Big Data & Data Analytics
- Why is big data meaningless without analytics?
- How does analytics convert raw data into decision-making power?
- Why is visualization important in big data analytics?
- Why do analytics engines need data in structured or semi-structured form?
- Why is preprocessing a major part of any data analytics workflow?
- Why do data scientists need distributed storage to work effectively?
- Why do companies use predictive analytics on top of big data?
- How does the size of data affect algorithm choice?
- Why is data sampling sometimes necessary in big-data analytics?
- Why are SQL engines being redesigned to work on Big Data?
Big Data & Web Development
- Why must modern web applications be designed with big-data production in mind?
- How do user actions in web apps generate big data?
- Why do frontend interactions matter for analytics pipelines?

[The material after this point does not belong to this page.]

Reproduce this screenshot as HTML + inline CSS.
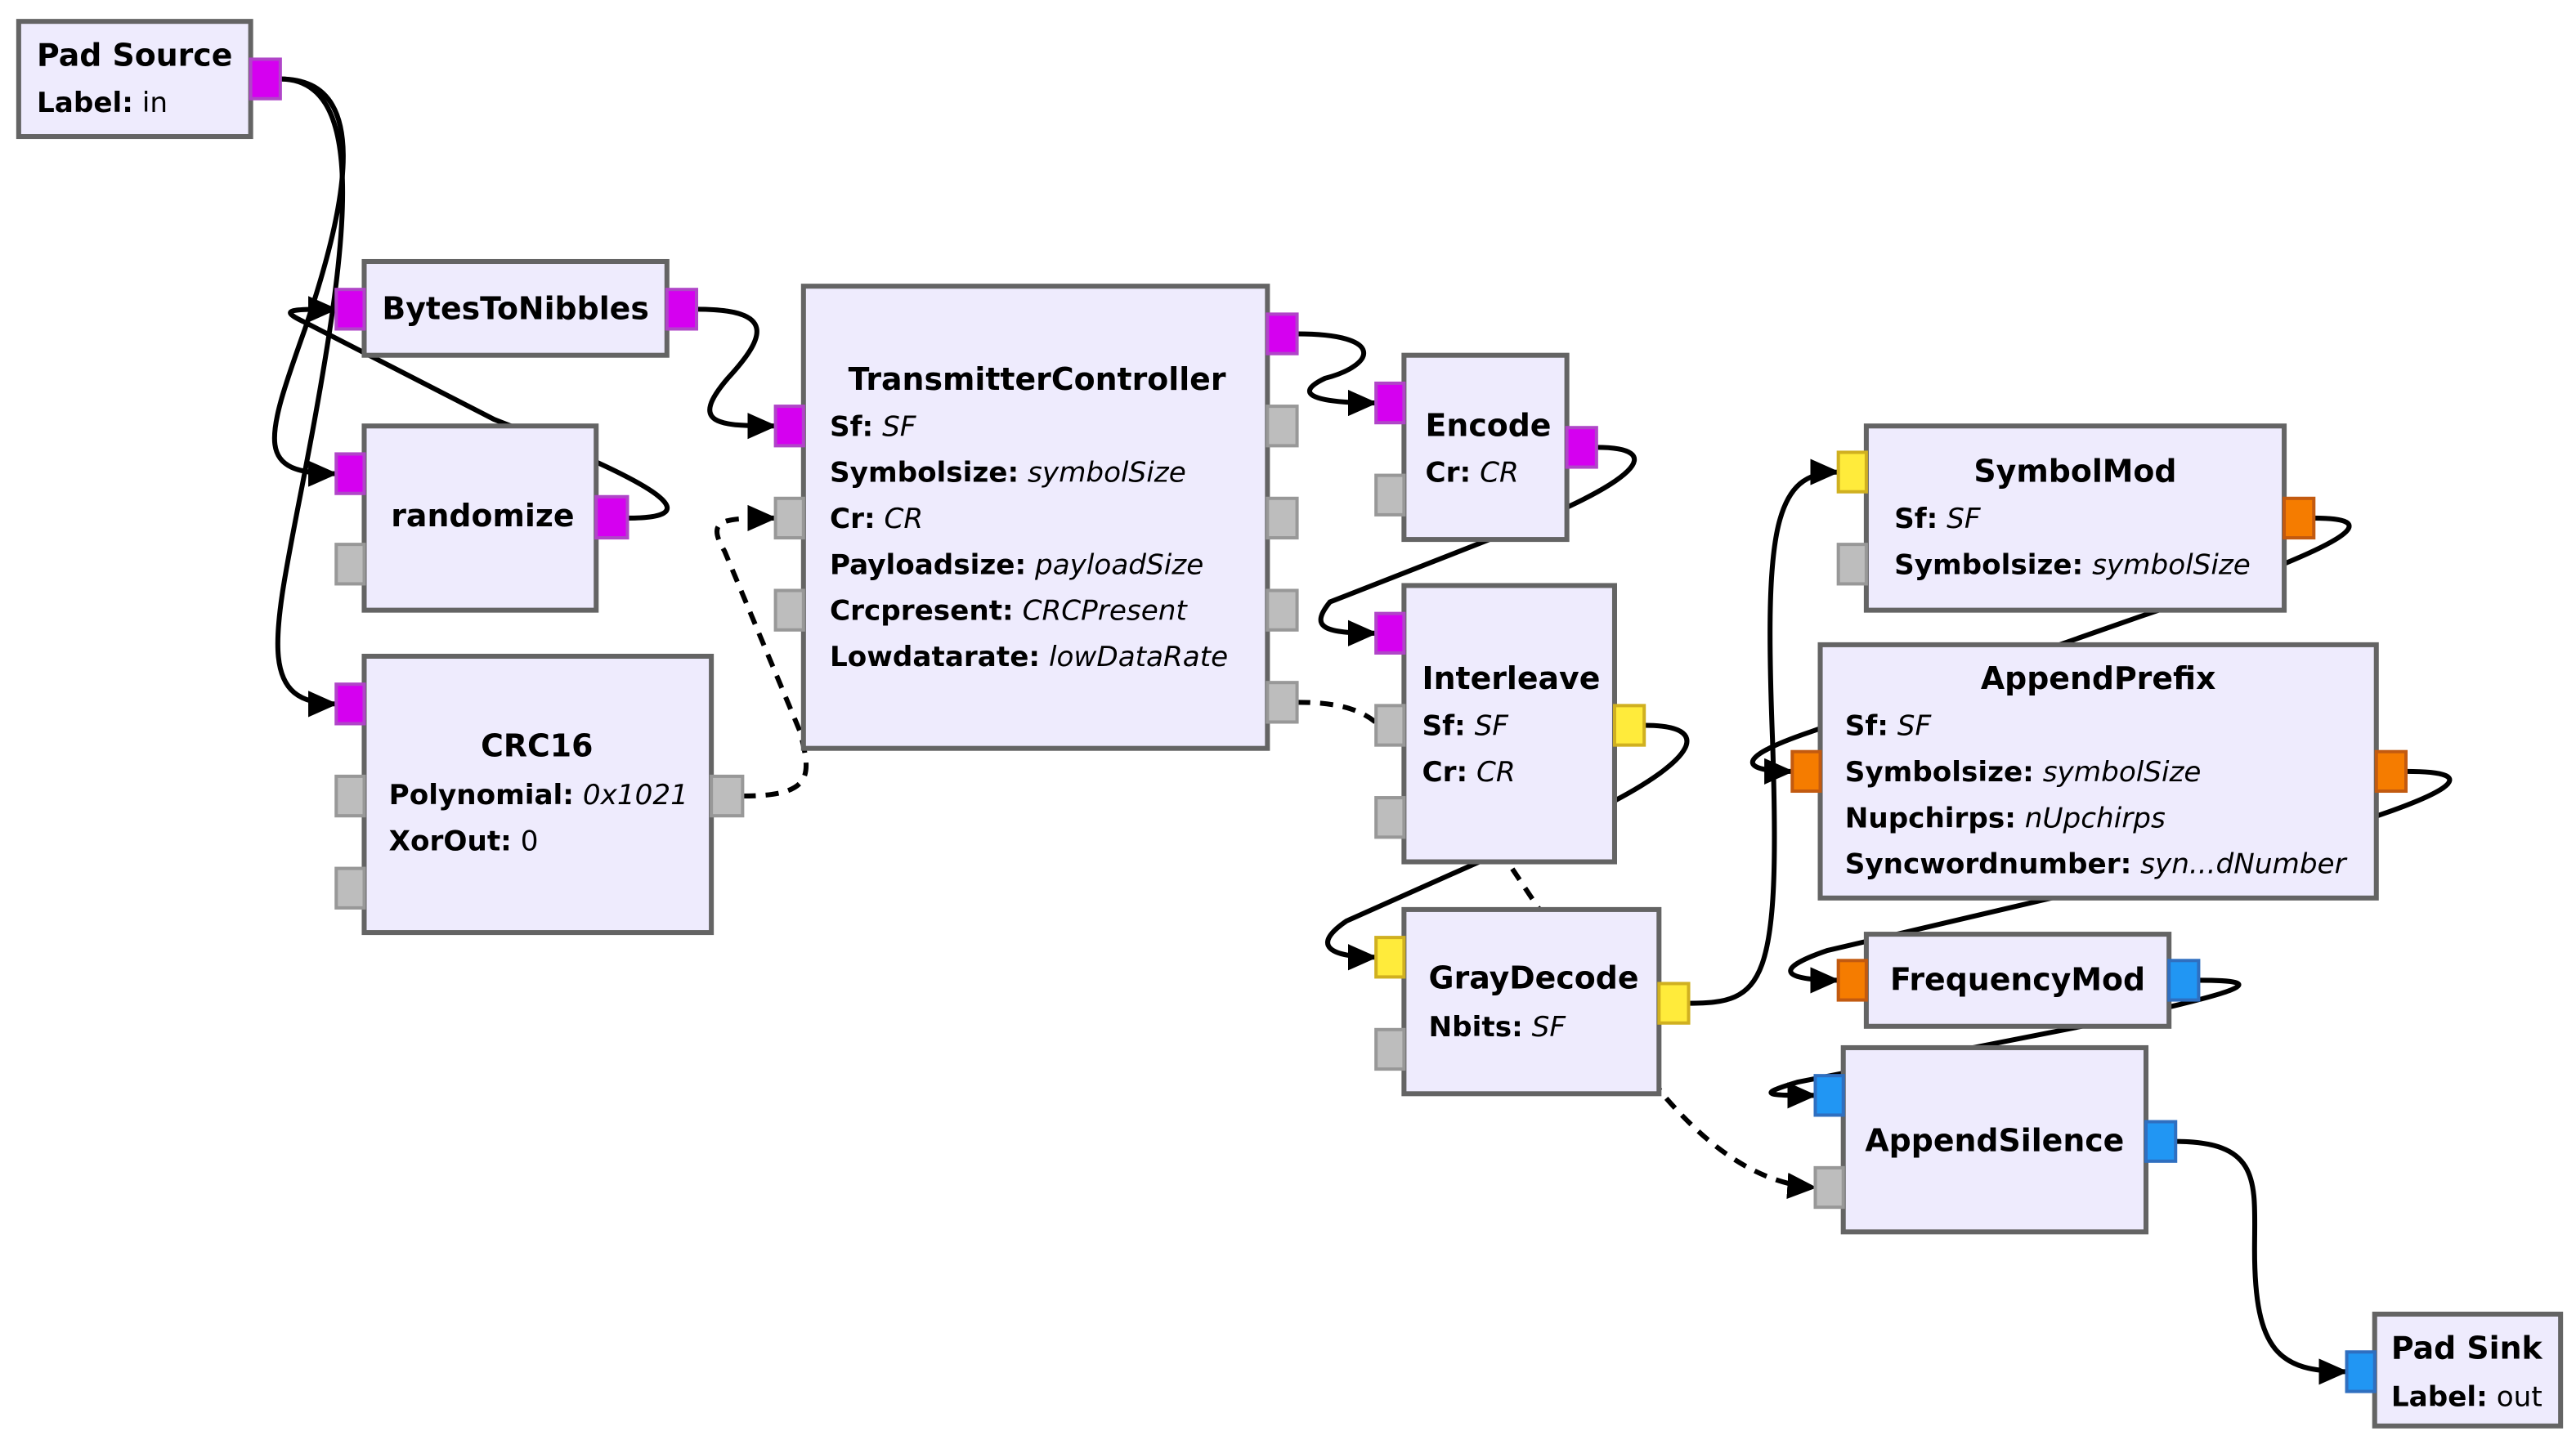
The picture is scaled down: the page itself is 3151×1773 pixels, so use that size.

- Why do backend developers need to understand log data structures?
- What role do APIs play in generating or transporting analytics data?
- Why do large web apps store user event data separately from main databases?
- How does caching impact data collection and analytics accuracy?
- Why are distributed systems required for high-traffic web apps?
- How do analytics dashboards depend on big data technologies?
- Why must web developers understand eventual consistency in large systems?